Notre appréciation est que la réaction est d’autant plus vive sur cette matière où le conformisme patriotard n’est pas engagé du côté du pouvoir, que l’auto-censure est forte en temps patriotard normal et sur les matières classiques du domaine. Les médias et autres commentateurs institutionnalisés, type-soviétisé où s’abîme aujourd’hui la “grande presse”, se sont défoulés en cette circonstance. Ils font payer pendant un instant à l’horrible Cheney ce que Cheney-statue du Commandeur leur impose indirectement d’infâmie conformiste et d’auto-censure bien-pensante, simplement par sa présence et la politique qu’il fait et qu’il faut soutenir, en temps normal (Irak) et dans les circonstances normales post-9/11. On avait vécu un phénomène semblable au moment de Katrina, au point où nous-mêmes avions cru pendant quelques jours que la presse conformiste US s’était effectivement libérée du carcan de conformisme qu’elle s’impose d’une façon forcenée depuis quatre ans.

Cette fois, Cheney est pris la main dans le sac en état presque d’illégalité, ou d’arrogance, ou d’autoritarisme, dans une cause qui n’a pas l’onction du conformisme américaniste. Quand on est vice président, on n’est pas maladroit à ce point ; on peut faire bombarder Falloujah jusqu’à plus soif mais on ne peut tirer par inadvertance sur un ami, sans avoir payé sa licence ($7) en sus. Ceux que Cheney oblige en temps normal à s’auto-censurer le lui font payer au centuple pendant quelques jours.

(Curieusement, il se trouve que c’est dans son interview-confession que l’horrible Cheney apparaît le plus humain et presque pathétique, comme s’il vivait vraiment un drame personnel, au moment où il est devenu un punching-ball national. Ces temps sont sans pitié. Ayant dit cela et décidant aussitôt que vous êtes bien naïf, vous pouvez aussitôt aller à l’autre extrême et considérer qu’effectivement, en cette circonstance, Cheney joue la comédie, qu'il s’est conduit comme une crapule et qu’il a dissimulé une vérité hautement dommageable, comme WSWS.org joue (à peine) à le suggérer. Ces temps sont sans pitié, — mais à qui la faute?)

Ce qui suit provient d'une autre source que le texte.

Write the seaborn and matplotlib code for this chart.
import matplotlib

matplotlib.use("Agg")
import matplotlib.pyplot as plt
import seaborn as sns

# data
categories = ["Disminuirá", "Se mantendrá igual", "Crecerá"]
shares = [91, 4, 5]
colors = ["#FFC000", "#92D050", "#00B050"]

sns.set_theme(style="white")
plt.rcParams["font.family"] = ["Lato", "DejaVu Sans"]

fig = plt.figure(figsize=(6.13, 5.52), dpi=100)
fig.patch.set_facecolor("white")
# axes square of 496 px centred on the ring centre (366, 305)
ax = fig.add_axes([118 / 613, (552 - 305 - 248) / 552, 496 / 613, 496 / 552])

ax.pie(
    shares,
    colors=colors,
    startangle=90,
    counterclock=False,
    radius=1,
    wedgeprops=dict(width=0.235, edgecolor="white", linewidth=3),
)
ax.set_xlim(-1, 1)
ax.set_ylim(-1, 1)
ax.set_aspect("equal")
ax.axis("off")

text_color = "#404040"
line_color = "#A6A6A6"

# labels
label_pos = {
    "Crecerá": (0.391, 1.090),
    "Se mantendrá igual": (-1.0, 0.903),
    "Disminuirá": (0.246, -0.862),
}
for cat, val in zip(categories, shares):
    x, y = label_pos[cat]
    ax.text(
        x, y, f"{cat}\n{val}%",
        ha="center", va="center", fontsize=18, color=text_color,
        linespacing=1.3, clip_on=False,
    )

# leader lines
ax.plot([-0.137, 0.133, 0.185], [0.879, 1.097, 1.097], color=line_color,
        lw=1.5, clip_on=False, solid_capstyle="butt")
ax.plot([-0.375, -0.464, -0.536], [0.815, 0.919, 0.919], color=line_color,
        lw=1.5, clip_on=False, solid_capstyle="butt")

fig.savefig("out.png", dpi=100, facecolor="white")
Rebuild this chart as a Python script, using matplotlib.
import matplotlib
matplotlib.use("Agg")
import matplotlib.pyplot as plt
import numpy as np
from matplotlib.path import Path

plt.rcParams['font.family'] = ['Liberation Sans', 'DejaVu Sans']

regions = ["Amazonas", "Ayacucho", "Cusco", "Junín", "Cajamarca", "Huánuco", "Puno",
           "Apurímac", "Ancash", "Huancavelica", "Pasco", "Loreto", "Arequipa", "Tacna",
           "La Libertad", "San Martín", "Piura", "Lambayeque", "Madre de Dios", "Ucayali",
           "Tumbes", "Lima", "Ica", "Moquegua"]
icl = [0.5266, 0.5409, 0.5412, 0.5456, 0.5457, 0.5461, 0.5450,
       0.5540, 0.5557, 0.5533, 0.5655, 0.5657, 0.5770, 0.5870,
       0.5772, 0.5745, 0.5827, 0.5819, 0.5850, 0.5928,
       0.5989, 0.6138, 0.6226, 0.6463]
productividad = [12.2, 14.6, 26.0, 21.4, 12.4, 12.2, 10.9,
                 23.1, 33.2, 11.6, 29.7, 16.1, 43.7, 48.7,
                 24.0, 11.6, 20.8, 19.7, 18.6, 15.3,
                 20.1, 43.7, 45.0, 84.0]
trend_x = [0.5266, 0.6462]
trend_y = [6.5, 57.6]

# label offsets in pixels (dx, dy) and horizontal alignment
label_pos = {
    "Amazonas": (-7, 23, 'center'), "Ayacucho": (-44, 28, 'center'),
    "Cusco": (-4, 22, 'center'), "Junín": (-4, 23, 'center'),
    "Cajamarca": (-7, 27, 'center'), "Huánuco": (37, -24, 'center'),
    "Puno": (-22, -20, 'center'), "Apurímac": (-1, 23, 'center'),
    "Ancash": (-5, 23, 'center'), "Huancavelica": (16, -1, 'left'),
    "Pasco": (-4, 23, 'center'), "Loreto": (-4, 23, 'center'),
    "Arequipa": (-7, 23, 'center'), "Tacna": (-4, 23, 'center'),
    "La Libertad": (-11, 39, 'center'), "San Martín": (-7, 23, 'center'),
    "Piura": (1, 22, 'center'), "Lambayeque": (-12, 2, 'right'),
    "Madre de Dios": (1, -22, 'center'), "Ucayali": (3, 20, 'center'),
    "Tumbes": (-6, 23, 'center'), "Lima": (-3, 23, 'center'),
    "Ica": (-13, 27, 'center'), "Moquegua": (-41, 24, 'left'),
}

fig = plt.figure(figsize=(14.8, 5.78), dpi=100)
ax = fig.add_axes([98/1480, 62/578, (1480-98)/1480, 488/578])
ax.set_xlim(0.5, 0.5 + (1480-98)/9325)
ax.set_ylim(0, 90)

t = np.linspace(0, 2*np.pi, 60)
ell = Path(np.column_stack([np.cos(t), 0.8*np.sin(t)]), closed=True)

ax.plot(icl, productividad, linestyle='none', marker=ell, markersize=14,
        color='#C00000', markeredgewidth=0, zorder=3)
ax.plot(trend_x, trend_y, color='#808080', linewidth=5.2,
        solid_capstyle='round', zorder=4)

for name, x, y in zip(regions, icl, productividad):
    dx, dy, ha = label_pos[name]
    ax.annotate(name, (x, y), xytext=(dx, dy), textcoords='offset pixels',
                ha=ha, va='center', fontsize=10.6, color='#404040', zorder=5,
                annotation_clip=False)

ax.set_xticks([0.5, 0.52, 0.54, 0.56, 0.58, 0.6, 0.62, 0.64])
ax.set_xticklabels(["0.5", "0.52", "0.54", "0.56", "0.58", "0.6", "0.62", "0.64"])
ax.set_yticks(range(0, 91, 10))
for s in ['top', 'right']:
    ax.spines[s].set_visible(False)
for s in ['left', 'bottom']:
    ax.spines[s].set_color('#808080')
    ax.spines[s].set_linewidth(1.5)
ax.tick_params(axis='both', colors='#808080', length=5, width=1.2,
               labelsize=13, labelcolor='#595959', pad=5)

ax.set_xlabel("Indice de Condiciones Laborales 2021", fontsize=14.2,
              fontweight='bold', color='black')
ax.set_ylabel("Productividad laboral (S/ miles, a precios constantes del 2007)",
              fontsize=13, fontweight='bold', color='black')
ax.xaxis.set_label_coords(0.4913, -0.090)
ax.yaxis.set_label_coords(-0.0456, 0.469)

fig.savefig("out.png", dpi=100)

Comme dans toute bonne histoire washingtonienne, il y a tout de même un aspect politique/politicien.

• Bien entendu, GW (c’est-à-dire Karl Rove) est furieux de la façon dont Cheney a “géré” cette affaire au point de vue des relations publiques. (Selon le même article de Dow Jones, « A source described as close to the Bush administration said people inside the White House are “livid” about the way Vice President Dick Cheney's office has handled the hunting accident he was involved in over the weekend ».) C’est le premier écho d’un conflit entre GW (Rove) et Cheney qui est sérieux (même si, officiellement, GW fait savoir que tout va bien). Est-ce ce durable? Peut-être bien parce que dans cette Maison-Blanche, on pardonne ou on ignore les fautes politiques, stratégiques, étiques, mais certainement pas les fautes de relations publiques.

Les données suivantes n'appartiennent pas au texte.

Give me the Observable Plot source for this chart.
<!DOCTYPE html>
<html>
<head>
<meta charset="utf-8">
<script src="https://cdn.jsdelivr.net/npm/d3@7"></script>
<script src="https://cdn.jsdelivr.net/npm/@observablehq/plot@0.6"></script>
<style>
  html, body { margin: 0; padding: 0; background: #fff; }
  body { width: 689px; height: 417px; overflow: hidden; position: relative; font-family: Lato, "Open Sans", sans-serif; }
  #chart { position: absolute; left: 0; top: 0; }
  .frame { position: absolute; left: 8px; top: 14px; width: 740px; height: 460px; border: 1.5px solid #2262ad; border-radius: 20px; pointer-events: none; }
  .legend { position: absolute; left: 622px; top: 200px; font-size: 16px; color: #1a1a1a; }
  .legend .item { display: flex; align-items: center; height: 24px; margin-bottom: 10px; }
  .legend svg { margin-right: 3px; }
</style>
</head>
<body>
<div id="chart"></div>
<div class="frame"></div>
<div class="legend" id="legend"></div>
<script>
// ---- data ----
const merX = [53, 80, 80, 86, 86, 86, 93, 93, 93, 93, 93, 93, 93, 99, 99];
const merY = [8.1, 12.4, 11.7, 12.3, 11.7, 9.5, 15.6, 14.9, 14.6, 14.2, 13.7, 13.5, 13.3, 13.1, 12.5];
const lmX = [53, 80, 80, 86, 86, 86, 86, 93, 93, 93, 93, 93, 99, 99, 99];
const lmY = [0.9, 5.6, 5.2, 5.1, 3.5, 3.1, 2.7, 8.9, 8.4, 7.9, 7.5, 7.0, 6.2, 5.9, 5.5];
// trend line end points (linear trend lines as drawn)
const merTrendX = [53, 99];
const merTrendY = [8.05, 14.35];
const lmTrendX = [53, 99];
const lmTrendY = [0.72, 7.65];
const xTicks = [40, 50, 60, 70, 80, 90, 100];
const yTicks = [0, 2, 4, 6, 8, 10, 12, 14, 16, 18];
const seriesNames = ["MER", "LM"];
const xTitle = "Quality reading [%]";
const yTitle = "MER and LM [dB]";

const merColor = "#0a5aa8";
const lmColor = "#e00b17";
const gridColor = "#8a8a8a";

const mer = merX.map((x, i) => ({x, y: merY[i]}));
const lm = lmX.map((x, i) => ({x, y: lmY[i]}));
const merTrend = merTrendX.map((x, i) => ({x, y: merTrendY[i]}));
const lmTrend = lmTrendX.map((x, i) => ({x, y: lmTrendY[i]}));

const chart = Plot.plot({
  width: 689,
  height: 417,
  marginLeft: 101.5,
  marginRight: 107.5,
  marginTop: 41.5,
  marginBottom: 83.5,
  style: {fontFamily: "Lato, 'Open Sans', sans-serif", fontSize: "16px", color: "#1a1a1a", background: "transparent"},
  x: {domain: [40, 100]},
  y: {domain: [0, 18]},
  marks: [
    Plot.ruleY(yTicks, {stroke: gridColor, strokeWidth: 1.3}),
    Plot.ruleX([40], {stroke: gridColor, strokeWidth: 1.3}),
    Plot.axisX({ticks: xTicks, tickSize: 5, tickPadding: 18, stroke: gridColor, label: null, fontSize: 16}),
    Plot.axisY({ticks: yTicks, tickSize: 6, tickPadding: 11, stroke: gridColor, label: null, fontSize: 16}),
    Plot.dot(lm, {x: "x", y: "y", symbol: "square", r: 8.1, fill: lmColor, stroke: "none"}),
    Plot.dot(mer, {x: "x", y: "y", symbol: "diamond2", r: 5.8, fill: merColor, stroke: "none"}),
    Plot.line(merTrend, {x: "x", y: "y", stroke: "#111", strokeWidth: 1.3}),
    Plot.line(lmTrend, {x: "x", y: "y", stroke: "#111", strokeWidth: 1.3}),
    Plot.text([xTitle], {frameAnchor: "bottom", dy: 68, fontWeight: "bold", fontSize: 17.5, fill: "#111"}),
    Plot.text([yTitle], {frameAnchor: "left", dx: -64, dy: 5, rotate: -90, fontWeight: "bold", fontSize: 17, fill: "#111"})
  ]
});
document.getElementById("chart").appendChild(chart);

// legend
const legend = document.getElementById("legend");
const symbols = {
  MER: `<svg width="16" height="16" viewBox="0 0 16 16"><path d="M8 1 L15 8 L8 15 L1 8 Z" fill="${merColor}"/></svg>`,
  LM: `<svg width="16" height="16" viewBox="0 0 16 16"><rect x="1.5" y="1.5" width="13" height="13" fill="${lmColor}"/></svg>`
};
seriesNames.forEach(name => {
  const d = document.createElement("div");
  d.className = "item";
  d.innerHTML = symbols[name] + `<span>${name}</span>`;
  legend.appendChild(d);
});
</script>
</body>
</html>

• Pour cette même raison, Cheney est affaiblie dans sa position. La presse continuera (recommencera) à le traiter avec déférence sur des matières de sécurité nationale parce que la couardise de la presse “officielle” est sans fin. Mais il est possible que le pouvoir judiciaire prenne moins de gants dans certaines de ses investigations, notamment pour l’interroger dans des matières délicates, comme le procès de son chef de cabinet Libby.